Abriendo un molde

Vamos a abrir un molde juntos.
El molde del corazón pequeño.

Hay que hacerlo despacio, casi como si despertáramos a alguien que duerme profundamente. Yo ya he cometido el error de abrirlo antes de tiempo y conozco bien esa mezcla de decepción y ternura cuando la figura, todavía húmeda, se deshace entre los dedos. No es culpa del molde, ni de la arcilla. Es esa ansiedad mía, esa prisa silenciosa que todavía a veces me acompaña.

Pero la cerámica tiene una forma muy suave de enseñarte a esperar.

Si el interior está demasiado húmedo, la figura se rompe.
No hay discusión posible.
Toca esperar.

Y la espera, aunque no se me da del todo bien, empieza a convertirse en una especie de meditación: un recordatorio de que el tiempo es un aliado y no un obstáculo. Cada día cultivo un poco más esa virtud lenta de la paciencia.

El tiempo justo: ni antes ni después

Cuando el molde ha secado lo suficiente —en este caso, unas 36 horas, aunque podría ser más o menos— siento que algo en él cambia. No es solo cuestión de reloj; es una sensación. La arcilla deja de estar fría y pegajosa. El olor se vuelve más terroso, más estable. Y la superficie, si la tocas con cuidado, ya no se hunde.
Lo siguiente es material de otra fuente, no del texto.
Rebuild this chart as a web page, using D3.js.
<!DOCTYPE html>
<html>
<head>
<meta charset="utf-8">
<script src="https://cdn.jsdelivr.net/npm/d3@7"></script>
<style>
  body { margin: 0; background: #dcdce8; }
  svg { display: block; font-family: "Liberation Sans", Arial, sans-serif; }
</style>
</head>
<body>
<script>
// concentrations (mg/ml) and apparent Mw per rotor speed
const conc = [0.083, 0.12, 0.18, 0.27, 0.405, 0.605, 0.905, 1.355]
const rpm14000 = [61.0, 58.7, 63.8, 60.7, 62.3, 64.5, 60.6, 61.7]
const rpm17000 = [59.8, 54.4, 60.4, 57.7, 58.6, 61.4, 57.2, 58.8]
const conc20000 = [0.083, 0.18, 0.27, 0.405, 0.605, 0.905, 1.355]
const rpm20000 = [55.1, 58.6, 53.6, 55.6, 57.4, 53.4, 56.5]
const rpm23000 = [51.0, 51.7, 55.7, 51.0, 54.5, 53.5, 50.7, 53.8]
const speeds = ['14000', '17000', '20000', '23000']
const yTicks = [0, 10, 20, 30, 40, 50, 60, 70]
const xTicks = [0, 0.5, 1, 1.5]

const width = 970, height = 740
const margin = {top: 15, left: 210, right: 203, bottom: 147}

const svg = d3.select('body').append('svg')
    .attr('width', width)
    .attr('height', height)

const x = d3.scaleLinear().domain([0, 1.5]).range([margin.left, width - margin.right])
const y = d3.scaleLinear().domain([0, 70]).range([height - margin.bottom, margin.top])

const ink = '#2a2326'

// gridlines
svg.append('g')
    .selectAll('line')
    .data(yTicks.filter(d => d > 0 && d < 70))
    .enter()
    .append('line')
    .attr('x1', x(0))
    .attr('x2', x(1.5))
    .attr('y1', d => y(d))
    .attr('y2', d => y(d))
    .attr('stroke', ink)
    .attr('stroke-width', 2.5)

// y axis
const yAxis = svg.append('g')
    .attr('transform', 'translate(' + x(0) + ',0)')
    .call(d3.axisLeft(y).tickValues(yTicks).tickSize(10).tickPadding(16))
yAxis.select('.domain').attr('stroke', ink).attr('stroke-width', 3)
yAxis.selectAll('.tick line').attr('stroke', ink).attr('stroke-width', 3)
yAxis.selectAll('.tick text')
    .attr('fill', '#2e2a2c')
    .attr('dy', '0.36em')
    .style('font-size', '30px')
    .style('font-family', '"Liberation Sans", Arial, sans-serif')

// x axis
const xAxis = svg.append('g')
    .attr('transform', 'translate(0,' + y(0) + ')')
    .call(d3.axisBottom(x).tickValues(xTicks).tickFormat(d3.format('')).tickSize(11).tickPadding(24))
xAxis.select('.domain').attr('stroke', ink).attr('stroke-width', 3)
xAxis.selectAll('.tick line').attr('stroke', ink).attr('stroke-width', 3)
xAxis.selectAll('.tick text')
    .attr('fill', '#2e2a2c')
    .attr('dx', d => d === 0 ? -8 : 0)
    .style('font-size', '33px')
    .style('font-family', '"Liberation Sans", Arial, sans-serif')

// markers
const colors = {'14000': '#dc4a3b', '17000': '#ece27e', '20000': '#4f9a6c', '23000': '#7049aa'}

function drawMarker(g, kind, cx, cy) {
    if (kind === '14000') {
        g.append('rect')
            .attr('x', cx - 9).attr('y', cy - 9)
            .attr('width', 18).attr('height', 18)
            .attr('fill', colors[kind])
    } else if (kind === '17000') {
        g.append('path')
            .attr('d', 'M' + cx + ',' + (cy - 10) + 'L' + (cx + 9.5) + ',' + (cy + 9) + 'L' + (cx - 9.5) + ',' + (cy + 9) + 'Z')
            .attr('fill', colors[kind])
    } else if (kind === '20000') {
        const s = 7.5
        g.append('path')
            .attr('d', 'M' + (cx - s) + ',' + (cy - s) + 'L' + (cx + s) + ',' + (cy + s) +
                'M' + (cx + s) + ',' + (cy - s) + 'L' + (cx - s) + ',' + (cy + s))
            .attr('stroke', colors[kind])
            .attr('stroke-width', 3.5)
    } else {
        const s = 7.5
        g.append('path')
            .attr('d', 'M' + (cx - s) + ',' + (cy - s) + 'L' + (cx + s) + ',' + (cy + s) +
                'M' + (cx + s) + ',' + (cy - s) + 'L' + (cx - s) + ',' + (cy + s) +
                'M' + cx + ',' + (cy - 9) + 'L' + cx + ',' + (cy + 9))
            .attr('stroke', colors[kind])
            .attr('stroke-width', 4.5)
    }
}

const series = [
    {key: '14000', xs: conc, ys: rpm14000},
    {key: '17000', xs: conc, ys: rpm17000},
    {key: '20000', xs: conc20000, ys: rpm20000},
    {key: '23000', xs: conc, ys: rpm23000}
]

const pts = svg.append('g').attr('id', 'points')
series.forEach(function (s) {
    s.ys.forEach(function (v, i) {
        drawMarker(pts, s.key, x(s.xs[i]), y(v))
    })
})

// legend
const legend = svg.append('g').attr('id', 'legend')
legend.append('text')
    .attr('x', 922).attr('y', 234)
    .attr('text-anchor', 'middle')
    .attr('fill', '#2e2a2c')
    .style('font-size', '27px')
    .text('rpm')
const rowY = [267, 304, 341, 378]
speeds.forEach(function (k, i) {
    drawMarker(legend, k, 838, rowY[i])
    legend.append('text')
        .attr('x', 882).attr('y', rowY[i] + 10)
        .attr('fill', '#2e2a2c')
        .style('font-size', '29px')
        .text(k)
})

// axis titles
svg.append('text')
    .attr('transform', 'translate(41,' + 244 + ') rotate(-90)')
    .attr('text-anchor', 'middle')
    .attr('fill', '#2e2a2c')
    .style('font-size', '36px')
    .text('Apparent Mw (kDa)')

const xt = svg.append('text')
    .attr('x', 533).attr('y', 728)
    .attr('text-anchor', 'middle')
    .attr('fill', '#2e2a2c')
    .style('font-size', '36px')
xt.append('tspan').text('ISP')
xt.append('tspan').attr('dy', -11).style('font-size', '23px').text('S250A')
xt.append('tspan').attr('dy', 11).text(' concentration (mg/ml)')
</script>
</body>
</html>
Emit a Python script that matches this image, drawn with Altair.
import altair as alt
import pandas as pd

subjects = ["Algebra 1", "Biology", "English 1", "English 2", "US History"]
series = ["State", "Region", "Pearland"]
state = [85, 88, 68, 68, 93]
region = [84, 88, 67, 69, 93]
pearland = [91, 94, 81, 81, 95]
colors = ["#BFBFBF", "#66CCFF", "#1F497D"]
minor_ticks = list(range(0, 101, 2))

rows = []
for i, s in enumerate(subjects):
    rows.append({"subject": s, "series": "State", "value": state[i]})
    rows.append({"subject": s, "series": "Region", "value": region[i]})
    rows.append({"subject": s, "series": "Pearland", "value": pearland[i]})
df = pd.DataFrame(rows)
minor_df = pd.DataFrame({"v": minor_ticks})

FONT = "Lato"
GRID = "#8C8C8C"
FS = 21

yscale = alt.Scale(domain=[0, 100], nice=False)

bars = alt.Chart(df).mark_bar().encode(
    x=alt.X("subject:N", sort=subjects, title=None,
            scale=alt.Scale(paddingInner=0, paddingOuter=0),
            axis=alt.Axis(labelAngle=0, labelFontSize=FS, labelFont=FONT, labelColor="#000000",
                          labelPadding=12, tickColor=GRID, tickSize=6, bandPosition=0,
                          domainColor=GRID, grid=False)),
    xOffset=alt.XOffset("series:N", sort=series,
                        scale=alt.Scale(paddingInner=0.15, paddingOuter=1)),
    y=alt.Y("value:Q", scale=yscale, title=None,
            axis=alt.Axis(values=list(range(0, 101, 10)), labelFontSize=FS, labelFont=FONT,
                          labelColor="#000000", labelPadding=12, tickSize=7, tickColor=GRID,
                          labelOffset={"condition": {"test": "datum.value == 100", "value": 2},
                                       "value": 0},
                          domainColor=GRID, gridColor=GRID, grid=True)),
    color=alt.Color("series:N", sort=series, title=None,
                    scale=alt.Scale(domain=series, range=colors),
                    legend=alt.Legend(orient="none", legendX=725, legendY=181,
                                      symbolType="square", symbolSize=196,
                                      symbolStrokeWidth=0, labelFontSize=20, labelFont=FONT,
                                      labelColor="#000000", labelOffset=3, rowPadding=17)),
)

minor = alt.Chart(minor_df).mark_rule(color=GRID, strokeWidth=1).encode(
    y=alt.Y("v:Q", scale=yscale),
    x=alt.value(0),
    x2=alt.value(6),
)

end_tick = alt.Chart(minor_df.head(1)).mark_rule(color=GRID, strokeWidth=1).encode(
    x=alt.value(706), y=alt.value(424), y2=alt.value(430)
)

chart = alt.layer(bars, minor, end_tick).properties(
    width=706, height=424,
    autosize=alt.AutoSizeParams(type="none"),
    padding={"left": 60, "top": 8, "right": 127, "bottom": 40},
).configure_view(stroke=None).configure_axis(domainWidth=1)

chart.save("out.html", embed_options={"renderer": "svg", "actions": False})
Todo depende de muchas pequeñas cosas:
del tamaño del molde,
de la humedad del taller,
del aire circulando cerca,
y por supuesto, de la luz.

Porque con sol, todo respira mejor.
La arcilla, yo y el día también.

Abrir el molde es un gesto íntimo

Y entonces llega el momento.
Ese instante breve en el que apoyas los dedos en las juntas y respiras un poco más hondo de lo normal.

Abrir un molde es un acto íntimo.
Como si el objeto aún no terminado confiara en ti.

Hay que retirar cada parte con muchísimo cuidado. Las paredes se separan despacio, casi como si se despegaran solas. La pieza aparece pálida, suave, todavía frágil. Siempre quedan imperfecciones visibles en esta etapa: líneas de unión, pequeñas burbujas, algún borde que podría confundirse con un error pero que, a veces, termina siendo parte de la historia de la pieza.

Podría corregirlas ahora, pero sería injusto.
En este estado, la arcilla se quiebra solo con mirarla demasiado fuerte.

La paciencia tiene etapas, igual que la arcilla

Así que dejo a la pieza descansar.
Llego hasta donde puedo sin dañarla: un pequeño retoque aquí, una unión suavizada allá. Lo justo.
Después, toca dejarla ser.

Es mejor permitirle llegar al bizcochado.
Ahí es donde adquiere esa firmeza tranquila que ya permite lijar, retocar, perfilar, perfeccionar.

El bizcochado es un descanso profundo para la pieza y para mí.

Porque solo después de ese primer fuego es cuando la forma se vuelve realmente suya, estable, lista para tomar decisiones: si irá esmaltada o quedará en crudo, si brillará o permanecerá mate, si será objeto decorativo, amuleto o pequeño secreto para llevar en el bolsillo.

Una lección repetida en arcilla

Cada vez que abro un molde, vuelvo a aprender lo mismo:
que hay procesos que no se pueden apresurar,
que la belleza necesita aire,
que la paciencia también es un material de trabajo,
y que la arcilla, con su silencio, te enseña a escucharte mejor.

Así que sí, hoy vamos a abrir un molde juntos.
Pero también vamos a abrir algo más:
ese espacio interno donde la prisa se disuelve y deja lugar a la calma.

Porque en cerámica, como en tantas otras cosas, la espera también forma parte de la obra.